>> BEGIN Records for this exercise

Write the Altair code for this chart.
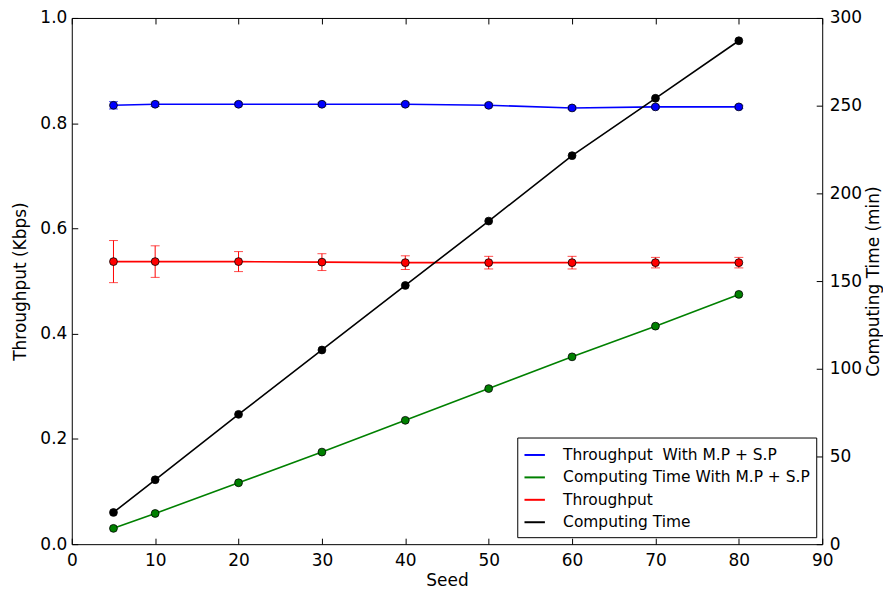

>> END Records for this exercise
>> BEGIN Records for this exercise

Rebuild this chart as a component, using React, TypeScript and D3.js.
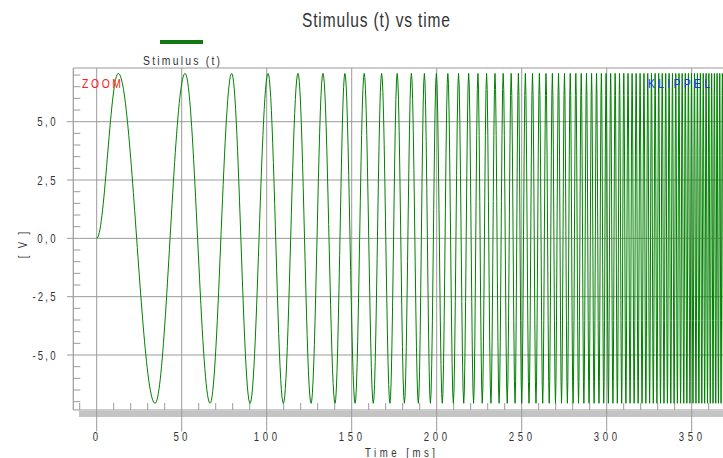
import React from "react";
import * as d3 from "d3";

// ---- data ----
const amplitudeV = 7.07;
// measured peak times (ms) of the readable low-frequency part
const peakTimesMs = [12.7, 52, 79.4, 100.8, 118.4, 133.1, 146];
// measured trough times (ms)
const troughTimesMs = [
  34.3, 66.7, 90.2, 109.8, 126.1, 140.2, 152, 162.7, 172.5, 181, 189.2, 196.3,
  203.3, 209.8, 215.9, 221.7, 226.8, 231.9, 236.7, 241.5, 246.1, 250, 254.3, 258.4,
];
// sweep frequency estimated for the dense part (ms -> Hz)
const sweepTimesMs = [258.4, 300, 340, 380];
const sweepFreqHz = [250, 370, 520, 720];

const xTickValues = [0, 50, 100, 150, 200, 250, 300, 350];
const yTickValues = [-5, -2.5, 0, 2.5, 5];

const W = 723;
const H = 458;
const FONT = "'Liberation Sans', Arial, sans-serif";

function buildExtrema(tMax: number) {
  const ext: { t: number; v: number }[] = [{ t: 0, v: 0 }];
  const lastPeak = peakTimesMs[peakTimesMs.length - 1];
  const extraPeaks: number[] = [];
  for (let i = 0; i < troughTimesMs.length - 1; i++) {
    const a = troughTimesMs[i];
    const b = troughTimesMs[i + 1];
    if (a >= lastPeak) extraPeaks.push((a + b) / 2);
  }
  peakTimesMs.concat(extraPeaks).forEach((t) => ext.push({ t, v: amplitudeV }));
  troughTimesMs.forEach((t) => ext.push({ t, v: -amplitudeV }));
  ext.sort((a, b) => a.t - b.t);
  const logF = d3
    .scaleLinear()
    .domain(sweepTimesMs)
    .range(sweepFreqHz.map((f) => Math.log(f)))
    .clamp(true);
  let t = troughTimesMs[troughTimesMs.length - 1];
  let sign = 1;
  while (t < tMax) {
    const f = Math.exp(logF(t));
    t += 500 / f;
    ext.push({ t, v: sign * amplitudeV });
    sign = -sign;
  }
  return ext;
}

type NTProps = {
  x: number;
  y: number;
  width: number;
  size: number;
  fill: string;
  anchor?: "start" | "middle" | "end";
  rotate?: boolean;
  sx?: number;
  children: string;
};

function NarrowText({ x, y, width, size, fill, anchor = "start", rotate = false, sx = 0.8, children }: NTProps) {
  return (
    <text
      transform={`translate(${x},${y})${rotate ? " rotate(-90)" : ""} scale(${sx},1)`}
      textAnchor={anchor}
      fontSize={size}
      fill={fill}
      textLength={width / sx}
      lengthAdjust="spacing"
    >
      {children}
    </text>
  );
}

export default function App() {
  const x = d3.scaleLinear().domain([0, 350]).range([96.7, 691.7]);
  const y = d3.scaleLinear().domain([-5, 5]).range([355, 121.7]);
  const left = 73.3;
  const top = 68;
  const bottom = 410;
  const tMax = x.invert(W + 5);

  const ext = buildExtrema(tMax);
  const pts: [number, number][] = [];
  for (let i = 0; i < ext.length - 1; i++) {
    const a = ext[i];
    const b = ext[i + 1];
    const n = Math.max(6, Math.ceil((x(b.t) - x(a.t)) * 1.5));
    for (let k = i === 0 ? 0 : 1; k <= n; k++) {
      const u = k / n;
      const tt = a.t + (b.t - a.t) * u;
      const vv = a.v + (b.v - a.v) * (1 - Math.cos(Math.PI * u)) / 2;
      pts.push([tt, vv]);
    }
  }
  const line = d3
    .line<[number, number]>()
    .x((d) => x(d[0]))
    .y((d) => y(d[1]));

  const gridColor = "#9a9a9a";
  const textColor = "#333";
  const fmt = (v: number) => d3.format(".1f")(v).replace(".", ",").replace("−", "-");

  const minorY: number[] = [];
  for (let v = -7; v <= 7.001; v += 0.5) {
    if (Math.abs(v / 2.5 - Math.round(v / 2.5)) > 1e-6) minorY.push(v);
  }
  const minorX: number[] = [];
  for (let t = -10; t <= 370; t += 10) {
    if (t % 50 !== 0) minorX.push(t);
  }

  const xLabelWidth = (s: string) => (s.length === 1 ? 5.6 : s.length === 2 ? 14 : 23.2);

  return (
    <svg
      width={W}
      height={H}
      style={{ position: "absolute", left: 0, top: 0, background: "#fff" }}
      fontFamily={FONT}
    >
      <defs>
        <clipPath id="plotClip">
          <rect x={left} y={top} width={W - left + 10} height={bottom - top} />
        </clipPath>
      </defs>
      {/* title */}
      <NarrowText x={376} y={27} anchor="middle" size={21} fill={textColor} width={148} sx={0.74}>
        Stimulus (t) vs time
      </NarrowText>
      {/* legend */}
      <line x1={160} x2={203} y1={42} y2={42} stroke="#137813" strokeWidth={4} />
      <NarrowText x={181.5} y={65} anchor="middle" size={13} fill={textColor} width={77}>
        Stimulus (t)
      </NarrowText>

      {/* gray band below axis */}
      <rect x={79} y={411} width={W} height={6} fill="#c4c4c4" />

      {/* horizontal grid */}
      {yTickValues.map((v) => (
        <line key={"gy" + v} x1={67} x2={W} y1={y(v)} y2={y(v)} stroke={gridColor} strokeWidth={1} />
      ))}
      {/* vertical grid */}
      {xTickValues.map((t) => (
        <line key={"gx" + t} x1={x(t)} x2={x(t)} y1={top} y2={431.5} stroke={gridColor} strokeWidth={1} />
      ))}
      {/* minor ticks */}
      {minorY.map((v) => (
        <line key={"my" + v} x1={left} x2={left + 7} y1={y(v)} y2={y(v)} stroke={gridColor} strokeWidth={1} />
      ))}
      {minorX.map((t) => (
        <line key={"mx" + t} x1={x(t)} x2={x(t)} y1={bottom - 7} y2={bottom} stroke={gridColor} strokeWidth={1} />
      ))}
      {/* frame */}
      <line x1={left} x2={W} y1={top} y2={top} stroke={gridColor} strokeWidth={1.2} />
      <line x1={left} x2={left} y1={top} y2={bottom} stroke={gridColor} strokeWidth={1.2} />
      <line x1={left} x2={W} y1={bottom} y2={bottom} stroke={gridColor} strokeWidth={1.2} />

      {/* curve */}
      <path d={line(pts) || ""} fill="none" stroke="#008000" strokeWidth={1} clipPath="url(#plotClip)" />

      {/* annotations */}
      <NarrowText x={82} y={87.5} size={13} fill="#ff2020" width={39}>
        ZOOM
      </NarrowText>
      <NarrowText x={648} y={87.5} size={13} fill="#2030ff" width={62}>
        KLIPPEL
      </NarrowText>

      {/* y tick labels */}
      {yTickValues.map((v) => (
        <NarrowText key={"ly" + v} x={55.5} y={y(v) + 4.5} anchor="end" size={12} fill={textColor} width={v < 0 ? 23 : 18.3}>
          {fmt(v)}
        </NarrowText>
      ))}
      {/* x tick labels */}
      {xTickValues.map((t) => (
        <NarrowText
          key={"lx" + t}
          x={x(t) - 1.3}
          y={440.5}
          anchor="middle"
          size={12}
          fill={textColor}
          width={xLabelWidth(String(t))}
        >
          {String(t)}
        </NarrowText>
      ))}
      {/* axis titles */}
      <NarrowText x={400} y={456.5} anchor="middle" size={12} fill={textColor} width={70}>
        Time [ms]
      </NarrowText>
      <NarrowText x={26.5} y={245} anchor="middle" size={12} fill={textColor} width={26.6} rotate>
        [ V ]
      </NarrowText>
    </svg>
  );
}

>> END Records for this exercise

Everything from the line with "Rebuild this chart" down to the line with "import * as" in the data above should be copied exactly, with both end lines kept and the pictures left out.

Rebuild this chart as a component, using React, TypeScript and D3.js.
import React from "react";
import * as d3 from "d3";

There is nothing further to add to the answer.